Retour du jardin, je m'apprête à aller m'acheter à manger car je n'ai plus de tickets pour le dining-room. Là, c'est Nick qui s'approche et me demande mes "plans". Je n'en ai pas vraiment, à part que je dois mettre les fleurs dans un vase car elles ont chaud...comme moi. Mais je finis au Suguru Restaurant, invitée à manger un bon Thali!

L'après-midi je reçois un mail du Président de l'ashram de Tirunnamavalai , qui m'accepte pour trois jours alors qu'au départ, vu qu'ils avaient des problèmes d'eau tant ils souffraient de sécheresse au milieu de leurs montagnes, cela n'était pas possible. Mais j'avais réitéré ma demande en insistant sur le fait que j'avais vraiment en moi le besoin d'y aller avant de repartir en France. J'ai été entendue et je pars donc seule après-demain matin dans ces lieux sacrés au coeur du Tamil-Nadu.

Enfin, le soir, j'ai retrouvé ma nouvelle amie française Mélanie pour assister à des sketches à l'Alliance française joués par des étudiants en français de Bungalore. Mais c'était tellement nul et inaudible car le son était pourri, osons le dire, que nous avons arrêté le massacre. Il faisait nuit noire et les rues étaient non éclairées donc pour m'éviter de tomber dans les trous de cette ville perforée par les travaux, Mélanie m'a " donnée sa lumière" en me suivant avec son scooter jusqu'au grand restaurant la Promenade où j'avais réservé deux places sur la magnifique terrasse. Cela faisait deux mois que je n'avais pas mangé de poisson étant au régime strict végétarien de l'ashram et je n'ai pas voulu me priver ce jour-là. C'était très drôle car on nous a donné la table unique au milieu, surélevée par un podium. J'étais un peu gênée au départ de me retrouver comme ça plantée au milieu des autres mais nos échanges, notre bonne humeur nous ont vite fait oublier la situation. J'ai vraiment aimé ce que j'ai pris, par contre c'était "rat" si je puis dire, car les trois petits filets de poisson étaient accompagné d'un seul haricot, un quart de carotte, un petite fleur de chou fleur et trois cuillères à soupe de riz basmati. Mais c'était si bon que je gardais trois fois plus longtemps chaque bouchée que ce que je fais d'ordinaire à l'ashram même si j'ai pris l'habitude de manger très très lentement en me concentrant justement dans le silence obligatoire du lieu. ( Même si les bruits des ashramites seraient parfois plus agréables s'ils étaient couverts par quelques discussions animées et plaisantes...)

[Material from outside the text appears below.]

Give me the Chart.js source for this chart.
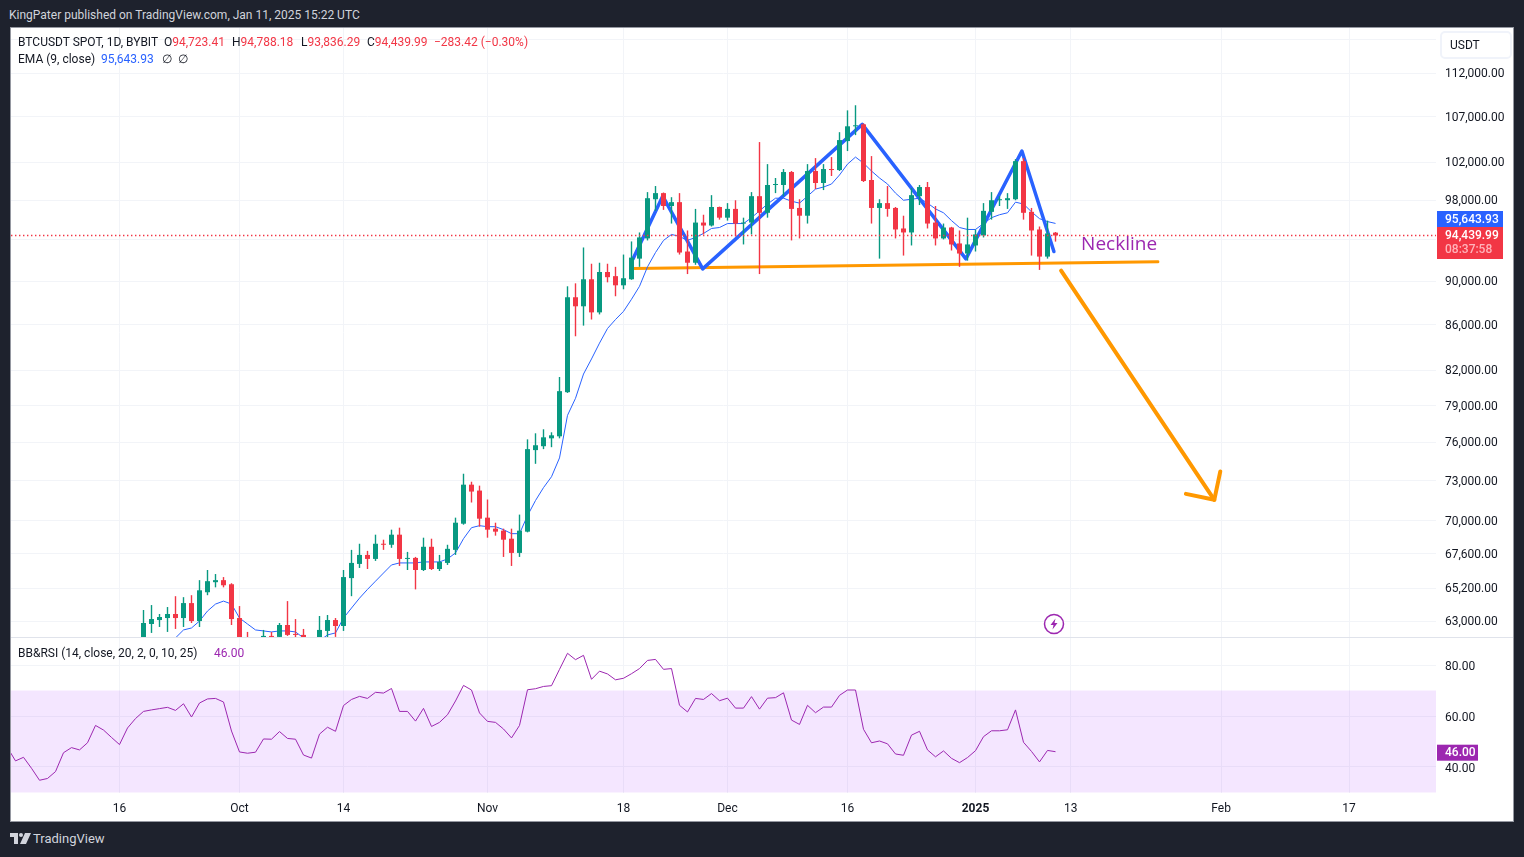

Il a commencé à pleuvoir ce qui nous a amené un peu de fraîcheur et cela ne nous a pas dérangées puisque nous avions fini le repas. Il faut savoir que le prix que j'ai payé correspond à presque 50 jours de nourriture à l'ashram!

Je suis revenue dans la nuit noire. En Inde on apprend à devenir nyctalope, et les yeux sont remplacés par la mémoire de la route du jour et par les oreilles. Je vois mille fois mieux qu'en France! Il faut dire que cela fait aussi un mois et demi que je travaille à la clinique de la Vision Parfaite et que les exercices ont vraiment amélioré la qualité de ma vue qui pourtant n'était pas si catastrophique que cela. Bref, vélo entre les gens endormis par terre, évitant les filets des pêcheurs tendus d'un bout de la rue à l'autre sur plusieurs kilomètres, les chiens kamikases, les poulets, les trous, les enfants qui vont d'une maison à l'autre avec juste un petit collier entre les fesses pour vêtement et surtout les petites motos sans phare,et les vélos roulant comme moi à l'aveugle. Mais j'arrive toujours entière, et ça commence même parfois à me plaire ces petits moments où la vue passe à un autre niveau.

C'est là que j'ai trouvé mon dernier petit cadeau de la journée coincé dans la clenche de ma porte composé d'un bout de papier toilette pour l'emballage, d'un tout petit bout d'écorce, de quelques brins d'encens au santal- mes préférés- et d'un sachet de tisane bio au basilic sacré encore!

J'ai donc passé une journée magnifique que je n'oublierai pas.